Plutôt Browning ou Fellini ?
La filmographie de Jodorowsky est tout à la fois à part et très intégrée dans l’histoire du cinéma. Il nous semble qu’il propose beaucoup, dans une veine surréaliste, et emprunte tout à la fois. Un film comme Santa Sangre par exemple nous évoquera par exemple Birdy ou Freaks.
Très souvent, et le cas se présente de nouveau dans Poesia sin fin, les personnes qui présentent des caractéristiques très fortes, de l’ordre de la monstruosité, tiennent une place importante, et Jodo verse dans la provocation, dans un cocktail pouvant mêler la violence et le sang. Si la question se pose de la filiation avec Fellini ou Tod Browning, la réponse est à chercher dans la biographie révélée de Jaime Jodorowsky, qui fut un artiste de cirque comme Jodorowsky a tenté de l’être, avant de devenir ce commerçant étriqué. Ce rapport aux difformités est affaire de cirque, la vie elle même pouvant être vue sous cet angle.

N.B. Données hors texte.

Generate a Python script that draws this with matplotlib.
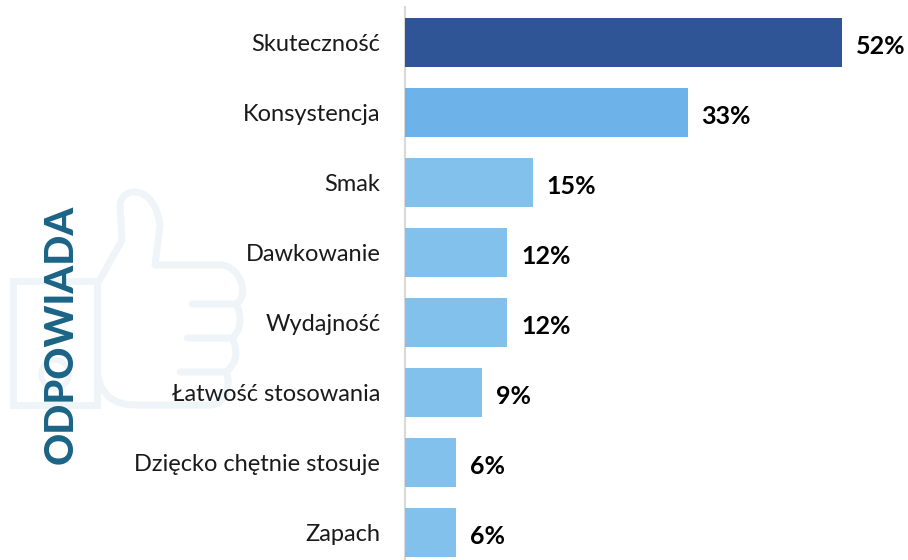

Le cinéma permet les réconciliations que la vie interdit
Alejandro Jodorowsky n’a plus jamais parlé à son père comme il nous l’apprend. Poesia Sin Fin est ainsi pour lui l’occasion de poursuivre un dialogue qui n’a jamais eu lieu. Il le remercie d’avoir été un anti-modèle, de ne pas l’avoir aimé avec tendresse, d’avoir voulu lui imposer une vision terne et stéréotypée de l’existence; il lui parle comme jamais, ce qui probablement témoigne d’une forme de regret. Le cinéma lui permet également de l’enlacer, de l’embrasser même dans une énième provocation qu’il adresse principalement à lui même, se jouant du rapprochement que pouvait faire son père entre la sensibilité aux mots, la poésie, et l’homosexualité.
L’enthousiasme et les rires – la poésie comme sens de la vie
Poesia sin fin se regarde très agréablement, comme une succession de moments colorés mais aussi joyeux. Les amusements sont nombreux, qu’ils soient dérisoires ou graves. Le grave est aussi source d’amusement, l’interdiction d’interdire un leitmotiv pour se lancer dans des actions que la morale pourraient condamner. Avant toute chose, les larmes et les regrets n’ont pas de place dans la philosophie de Jodorowsky, toute entière tournée vers l’enthousiasme et les rires qu’elle peut déclencher, que cela plaise ou déplaise.